**Written request**
Write the lines out again, from the top of the material to the line containing "(fBR) -- (fTR);", pictures excluded.

START Information supplied

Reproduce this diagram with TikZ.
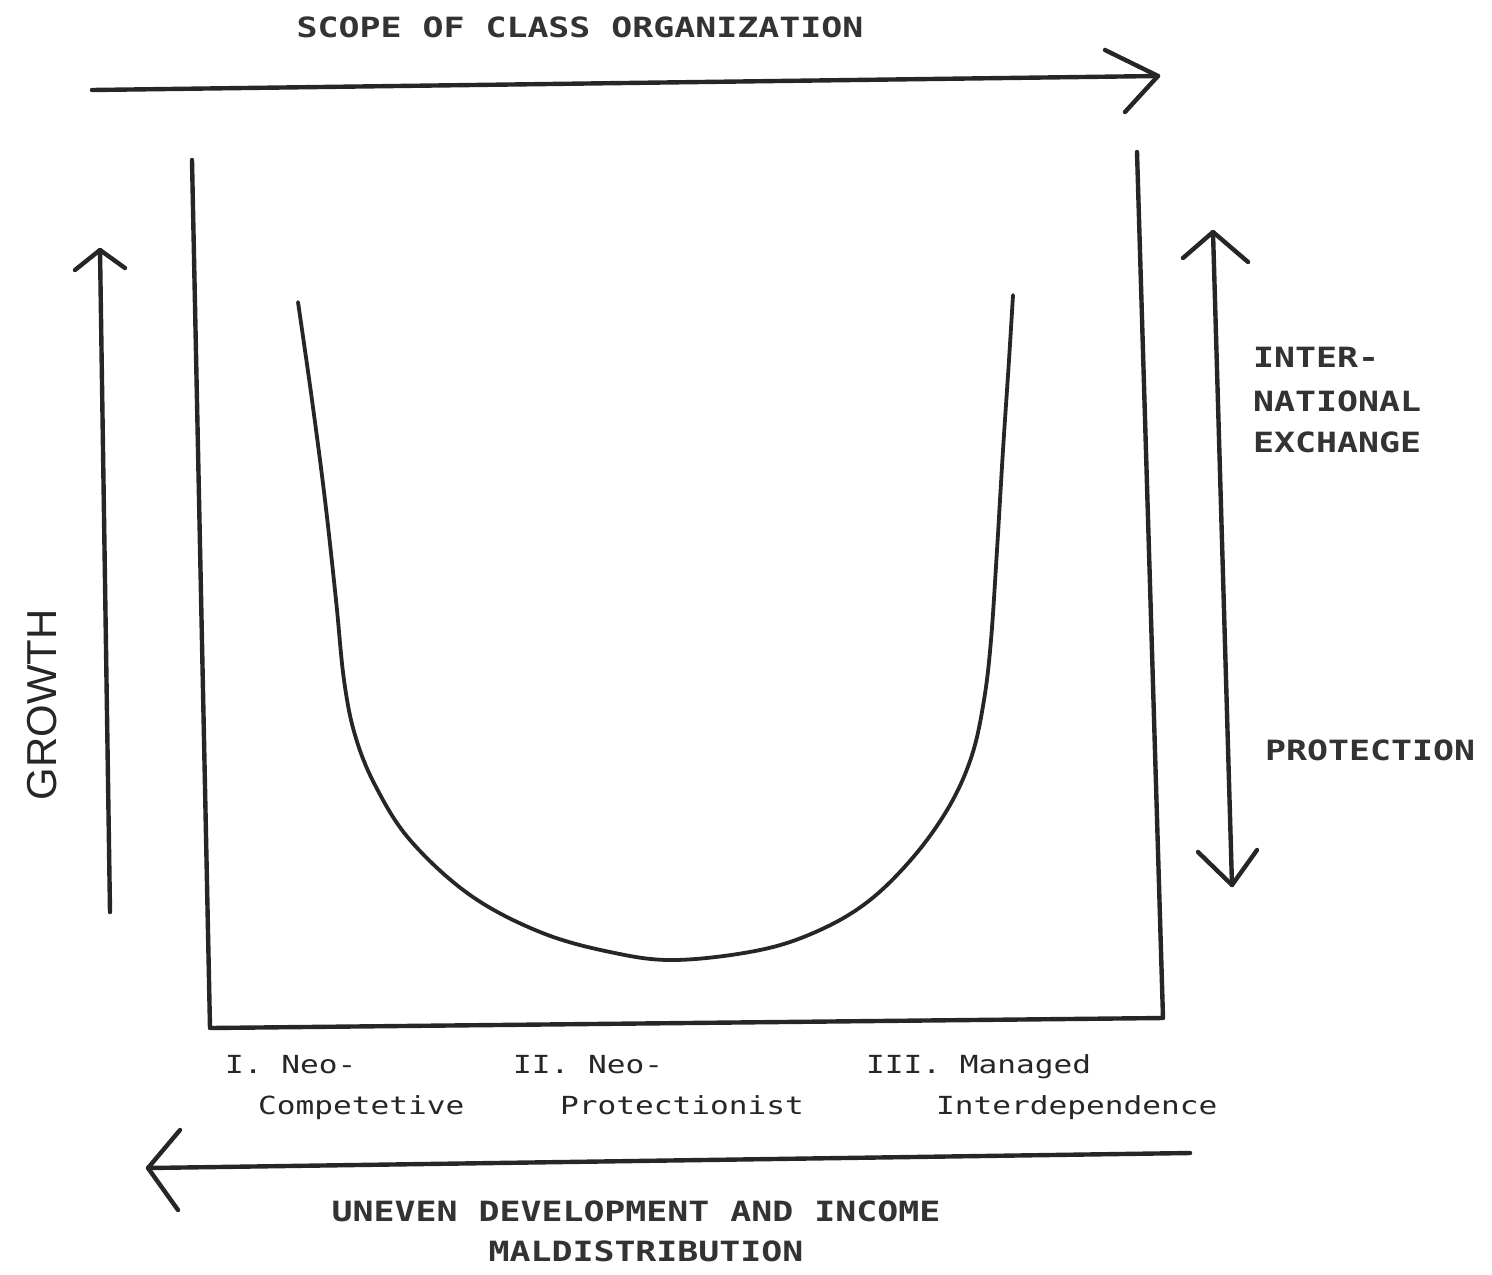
\documentclass[tikz,border=0pt]{standalone}
\usepackage{fontspec}
\newfontfamily\dotfont[FakeStretch=1.25]{DejaVu Sans Mono}
\newfontfamily\handfont{Liberation Sans}
\begin{document}
\begin{tikzpicture}[x=1bp,y=-1bp,
  ink/.style={line width=4.4bp,line cap=round,line join=round,draw=black!85},
  capslabel/.style={font=\dotfont\bfseries\fontsize{28}{40}\selectfont,text=black!80,inner sep=0pt},
  stagelabel/.style={font=\dotfont\fontsize{25}{40}\selectfont,text=black!85,inner sep=0pt,anchor=base west}]
\useasboundingbox (0,0) rectangle (1492,1274);

% top arrow: scope of class organization
\coordinate (sL) at (92,90);
\coordinate (sR) at (1158,76);
\draw[ink] (sL) -- (sR);
\draw[ink] (1105,50) -- (sR) -- (1125,112);
\node[capslabel] (scope) at (580,27) {SCOPE OF CLASS ORGANIZATION};

% frame
\coordinate (fTL) at (192,160);
\coordinate (fBL) at (210,1028);
\coordinate (fBR) at (1163,1018);
\coordinate (fTR) at (1137,152);
\draw[ink] (fTL) -- (fBL) -- (fBR) -- (fTR);

% U-shaped growth curve
\draw[ink,line width=3.8bp] plot[smooth,tension=0.6] coordinates {
  (298,302) (312,400) (325,500) (336,600) (344,680) (355,735) (375,785)
  (410,840) (470,895) (540,932) (610,952) (675,960) (760,950) (820,930)
  (870,900) (915,855) (950,805) (972,755) (984,700) (991,640) (997,550)
  (1003,450) (1009,360) (1013,295)};

% growth arrow
\coordinate (gB) at (110,912);
\coordinate (gT) at (100,250);
\draw[ink] (gB) -- (gT);
\draw[ink] (75,270) -- (gT) -- (125,268);
\node[font=\handfont\fontsize{42}{42}\selectfont,text=black!85,rotate=90,inner sep=0pt] (growth) at (42,705) {GROWTH};

% exchange / protection double arrow
\coordinate (eT) at (1213,232);
\coordinate (eB) at (1232,885);
\draw[ink] (eT) -- (eB);
\draw[ink] (1183,258) -- (eT) -- (1248,262);
\draw[ink] (1198,852) -- (eB) -- (1257,850);
\node[capslabel,anchor=base west] (exch1) at (1253,367) {INTER-};
\node[capslabel,anchor=base west] (exch2) at (1253,411) {NATIONAL};
\node[capslabel,anchor=base west] (exch3) at (1253,452) {EXCHANGE};
\node[capslabel,anchor=base west] (prot) at (1265,760) {PROTECTION};

% stage labels
\node[stagelabel] (s1a) at (225,1073) {I. Neo-};
\node[stagelabel] (s1b) at (258,1114) {Competetive};
\node[stagelabel] (s2a) at (513,1073) {II. Neo-};
\node[stagelabel] (s2b) at (560,1114) {Protectionist};
\node[stagelabel] (s3a) at (866,1073) {III. Managed};
\node[stagelabel] (s3b) at (936,1114) {Interdependence};

% bottom arrow: uneven development
\coordinate (uR) at (1190,1153);
\coordinate (uL) at (148,1168);
\draw[ink] (uR) -- (uL);
\draw[ink] (180,1130) -- (uL) -- (178,1210);
\node[capslabel] (uneven) at (636,1211) {UNEVEN DEVELOPMENT AND INCOME};
\node[capslabel] (maldis) at (646,1251) {MALDISTRIBUTION};
\end{tikzpicture}
\end{document}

END Information supplied

**Written response**
Reproduce this diagram with TikZ.
\documentclass[tikz,border=0pt]{standalone}
\usepackage{fontspec}
\newfontfamily\dotfont[FakeStretch=1.25]{DejaVu Sans Mono}
\newfontfamily\handfont{Liberation Sans}
\begin{document}
\begin{tikzpicture}[x=1bp,y=-1bp,
  ink/.style={line width=4.4bp,line cap=round,line join=round,draw=black!85},
  capslabel/.style={font=\dotfont\bfseries\fontsize{28}{40}\selectfont,text=black!80,inner sep=0pt},
  stagelabel/.style={font=\dotfont\fontsize{25}{40}\selectfont,text=black!85,inner sep=0pt,anchor=base west}]
\useasboundingbox (0,0) rectangle (1492,1274);

% top arrow: scope of class organization
\coordinate (sL) at (92,90);
\coordinate (sR) at (1158,76);
\draw[ink] (sL) -- (sR);
\draw[ink] (1105,50) -- (sR) -- (1125,112);
\node[capslabel] (scope) at (580,27) {SCOPE OF CLASS ORGANIZATION};

% frame
\coordinate (fTL) at (192,160);
\coordinate (fBL) at (210,1028);
\coordinate (fBR) at (1163,1018);
\coordinate (fTR) at (1137,152);
\draw[ink] (fTL) -- (fBL) -- (fBR) -- (fTR);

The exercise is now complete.